In July 2018 the Court of Appeal unanimously dismissed the bank’s appeal against that decision. The bank’s central argument was that Dr Bates’ status as an independent contractor was a defence to the claim.

The Court of Appeal rejected this proposition. Their judgment suggests that the independent contractor defence no longer exists. This is despite the fact that in none of the previous cases before the Supreme Court (including Cox, Mohamud v WM Morrison Supermarkets Plc [2016] UKSC 11 and Armes v Nottinghamshire County Council [2017] UKSC 60) was there an alleged tortfeasor who was an obvious independent contractor.

Implications of the judgment

This judgment suggests that there is no longer an independent contractor defence. This will logically apply to any situation where independent medical practitioners carry out examinations for the benefit of an employer in any sector.

There are further problems arising from the court’s analysis.
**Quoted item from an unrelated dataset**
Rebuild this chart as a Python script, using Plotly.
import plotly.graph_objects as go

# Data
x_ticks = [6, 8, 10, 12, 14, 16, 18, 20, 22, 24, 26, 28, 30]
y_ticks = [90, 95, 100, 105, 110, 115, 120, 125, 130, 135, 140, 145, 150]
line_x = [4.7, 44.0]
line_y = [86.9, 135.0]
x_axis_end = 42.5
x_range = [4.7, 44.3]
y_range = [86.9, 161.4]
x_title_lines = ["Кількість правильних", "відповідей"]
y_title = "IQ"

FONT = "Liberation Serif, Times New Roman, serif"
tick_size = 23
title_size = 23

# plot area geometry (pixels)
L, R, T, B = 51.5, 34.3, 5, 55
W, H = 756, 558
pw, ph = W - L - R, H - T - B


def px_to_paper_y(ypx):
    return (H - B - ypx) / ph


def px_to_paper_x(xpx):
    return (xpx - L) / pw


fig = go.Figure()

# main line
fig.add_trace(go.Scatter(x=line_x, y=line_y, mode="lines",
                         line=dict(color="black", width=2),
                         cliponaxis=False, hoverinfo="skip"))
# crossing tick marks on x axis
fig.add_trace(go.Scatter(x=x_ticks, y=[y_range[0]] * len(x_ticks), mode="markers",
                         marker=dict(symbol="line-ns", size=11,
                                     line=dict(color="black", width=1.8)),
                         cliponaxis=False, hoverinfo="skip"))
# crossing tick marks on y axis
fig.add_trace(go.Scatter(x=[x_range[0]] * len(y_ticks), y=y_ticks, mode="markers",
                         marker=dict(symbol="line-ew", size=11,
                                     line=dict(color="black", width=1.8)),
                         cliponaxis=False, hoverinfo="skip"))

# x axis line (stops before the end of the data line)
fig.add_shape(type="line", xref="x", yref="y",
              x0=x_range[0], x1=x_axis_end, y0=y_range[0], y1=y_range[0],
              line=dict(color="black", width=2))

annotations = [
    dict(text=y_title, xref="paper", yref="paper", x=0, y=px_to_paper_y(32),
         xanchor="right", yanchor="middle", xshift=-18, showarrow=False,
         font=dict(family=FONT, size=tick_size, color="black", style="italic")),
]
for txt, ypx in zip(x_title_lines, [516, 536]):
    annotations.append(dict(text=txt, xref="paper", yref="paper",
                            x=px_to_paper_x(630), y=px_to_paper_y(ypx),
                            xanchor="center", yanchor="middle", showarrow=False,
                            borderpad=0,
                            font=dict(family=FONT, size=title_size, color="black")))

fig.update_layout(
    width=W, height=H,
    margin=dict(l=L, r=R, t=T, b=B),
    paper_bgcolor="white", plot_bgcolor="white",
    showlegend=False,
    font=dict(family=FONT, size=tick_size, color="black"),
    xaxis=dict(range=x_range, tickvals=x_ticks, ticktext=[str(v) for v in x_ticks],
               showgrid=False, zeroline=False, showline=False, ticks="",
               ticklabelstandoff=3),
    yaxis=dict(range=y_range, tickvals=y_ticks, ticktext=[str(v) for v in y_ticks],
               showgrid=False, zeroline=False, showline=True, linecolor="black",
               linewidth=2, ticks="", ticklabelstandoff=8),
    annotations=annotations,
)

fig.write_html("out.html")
The definition of business activity has been interpreted very widely indeed. The bank contended that its business activity was banking; the court has decided that recruitment is part of the bank’s business activity.
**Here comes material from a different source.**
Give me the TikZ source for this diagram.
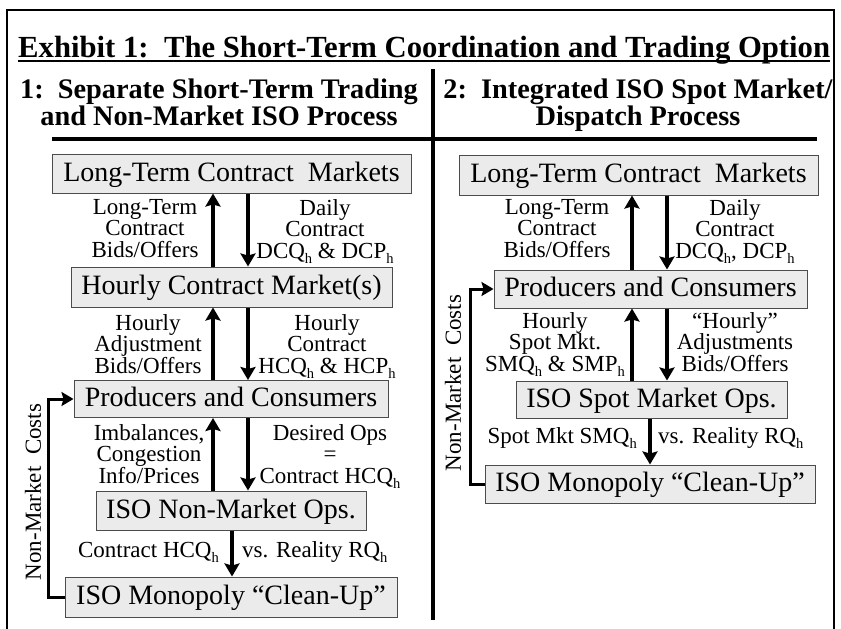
\documentclass[tikz,border=0pt]{standalone}
\usepackage{fontspec}
\setmainfont{Liberation Serif}
\usetikzlibrary{arrows.meta}

% lowered subscript "h" used in the quantity and price labels
\newcommand\hsub{\raisebox{-5.5pt}{\fontsize{14.5}{14.5}\selectfont h}}

\tikzset{
  box/.style={draw=black!70, fill=black!8, line width=1pt, inner sep=0pt,
    text height=20pt, text depth=5pt, font=\fontsize{28}{30}\selectfont},
  flow/.style={line width=3.5pt, -{Stealth[length=13pt,width=15pt,inset=2pt]}},
  loopline/.style={line width=3pt, -{Stealth[length=12pt,width=14pt,inset=2pt]}},
  lab/.style={inner sep=0pt, align=center, font=\fontsize{23}{21.5}\selectfont},
  headtext/.style={inner sep=0pt, font=\bfseries\fontsize{28.3}{30}\selectfont},
}

\begin{document}
\begin{tikzpicture}[x=1pt,y=-1pt]
\useasboundingbox (0,0) rectangle (841,629);

% outer frame (open at the bottom)
\draw[line width=2pt] (7,629) -- (7,10) -- (834,10) -- (834,629);

% title with underline
\node[anchor=base west, inner sep=0pt, font=\bfseries\fontsize{30.7}{33}\selectfont]
  (title) at (18,57) {Exhibit 1:\ \ The Short-Term Coordination and Trading Option};
\draw[line width=1.8pt] ([yshift=-4pt]title.base west) -- ([yshift=-4pt]title.base east);

% column headings
\node[headtext, anchor=base] (h1a) at (219,98) {1:\ \ Separate Short-Term Trading};
\node[headtext, anchor=base] (h1b) at (219,125) {and Non-Market ISO Process};
\node[headtext, anchor=base] (h2a) at (638,98) {2:\ \ Integrated ISO Spot Market/};
\node[headtext, anchor=base] (h2b) at (638,125) {Dispatch Process};

% dividing rules
\coordinate (ruleL) at (52,139);
\coordinate (ruleR) at (817,139);
\draw[line width=4pt] (ruleL) -- (ruleR);
\coordinate (divT) at (433,69);
\coordinate (divB) at (433,620);
\draw[line width=4pt] (divT) -- (divB);

% ---------- left column: separate trading and non-market ISO ----------
\node[box, minimum width=359pt, minimum height=39pt] (L1) at (231.5,173.5) {Long-Term Contract\ \ Markets};
\node[box, minimum width=321pt, minimum height=40pt] (L2) at (231.5,287) {Hourly Contract Market(s)};
\node[box, minimum width=314pt, minimum height=37pt] (L3) at (231,399) {Producers and Consumers};
\node[box, minimum width=270pt, minimum height=39pt] (L4) at (231,510.5) {ISO Non-Market Ops.};
\node[box, minimum width=332pt, minimum height=40pt] (L5) at (231,597) {ISO Monopoly ``Clean-Up''};

\coordinate (lu) at (213,0);
\coordinate (ld) at (248,0);
\coordinate (lm) at (232,0);
\draw[flow] (L2.north -| lu) -- (L1.south -| lu);
\draw[flow] (L1.south -| ld) -- (L2.north -| ld);
\draw[flow] (L3.north -| lu) -- (L2.south -| lu);
\draw[flow] (L2.south -| ld) -- (L3.north -| ld);
\draw[flow] (L4.north -| lu) -- (L3.south -| lu);
\draw[flow] (L3.south -| ld) -- (L4.north -| ld);
\draw[flow] (L4.south -| lm) -- (L5.north -| lm);

\node[lab, anchor=north] (la1) at (145,199) {Long-Term\\Contract\\Bids/Offers};
\node[lab, anchor=north] (la2) at (325,199) {Daily\\Contract\\DCQ\hsub\ \& DCP\hsub};
\node[lab, anchor=north] (la3) at (148,314) {Hourly\\Adjustment\\Bids/Offers};
\node[lab, anchor=north] (la4) at (327,314) {Hourly\\Contract\\HCQ\hsub\ \& HCP\hsub};
\node[lab, anchor=north] (la5) at (149,424) {Imbalances,\\Congestion\\Info/Prices};
\node[lab, anchor=north] (la6) at (330,424) {Desired Ops\\=\\Contract HCQ\hsub};
\node[lab, anchor=base east] (la7) at (219,557) {Contract HCQ\hsub};
\node[lab, anchor=base west] (la8) at (242,557) {vs. Reality RQ\hsub};

\coordinate (lloop) at (48,0);
\draw[loopline] (L5.west) -- (L5.west -| lloop) -- (L3.west -| lloop) -- (L3.west);
\node[lab, rotate=90] (lnmc) at (33,492) {Non-Market\ \ Costs};

% ---------- right column: integrated ISO spot market ----------
\node[box, minimum width=359pt, minimum height=40pt] (R1) at (638.5,175) {Long-Term Contract\ \ Markets};
\node[box, minimum width=313pt, minimum height=38pt] (R2) at (650.5,289) {Producers and Consumers};
\node[box, minimum width=271pt, minimum height=37pt] (R3) at (651.5,399.5) {ISO Spot Market Ops.};
\node[box, minimum width=330pt, minimum height=38pt] (R4) at (650,484) {ISO Monopoly ``Clean-Up''};

\coordinate (ru) at (632,0);
\coordinate (rd) at (667,0);
\coordinate (rm) at (650,0);
\draw[flow] (R2.north -| ru) -- (R1.south -| ru);
\draw[flow] (R1.south -| rd) -- (R2.north -| rd);
\draw[flow] (R3.north -| ru) -- (R2.south -| ru);
\draw[flow] (R2.south -| rd) -- (R3.north -| rd);
\draw[flow] (R3.south -| rm) -- (R4.north -| rm);

\node[lab, anchor=north] (ra1) at (557,199) {Long-Term\\Contract\\Bids/Offers};
\node[lab, anchor=north] (ra2) at (735,199) {Daily\\Contract\\DCQ\hsub, DCP\hsub};
\node[lab, anchor=north] (ra3) at (555,312) {Hourly\\Spot Mkt.\\SMQ\hsub\ \& SMP\hsub};
\node[lab, anchor=north] (ra4) at (735,312) {``Hourly''\\Adjustments\\Bids/Offers};
\node[lab, anchor=base east] (ra5) at (637,443) {Spot Mkt SMQ\hsub};
\node[lab, anchor=base west] (ra6) at (658,443) {vs. Reality RQ\hsub};

\coordinate (rloop) at (470,0);
\draw[loopline] (R4.west) -- (R4.west -| rloop) -- (R2.west -| rloop) -- (R2.west);
\node[lab, rotate=90] (rnmc) at (453,383) {Non-Market\ \ Costs};

\end{tikzpicture}
\end{document}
It must follow that recruitment is part of the business activity of any employer and an employer is potentially vicariously liable for all and any independently contracted assistance in connection with its recruitment process. If recruitment is to be regarded as part of an employer’s business activity, will vicarious liability attach for torts by any independent service outside an organisation’s core business activity? For example, electrical or plumbing works that enable a business to continue functioning? Window cleaning that ensures a business has clean premises for its workforce and customers?

The court’s interpretation of what constitutes control also appears to have been extended beyond what the Supreme Court had previously stipulated. The unchallenged evidence was that Dr Bates practised on his own account.

  • He worked from his home.
  • He controlled his diary.
  • He decided whether to accept or reject instructions for examinations. Requests for examinations from the bank constituted around 5% of his work.
  • He submitted invoices and was paid fees.
  • He was an independent contractor. But that is no longer a bar to vicarious liability.

An application for permission to appeal has been submitted to the Supreme Court. Keoghs act for the defendant appellant.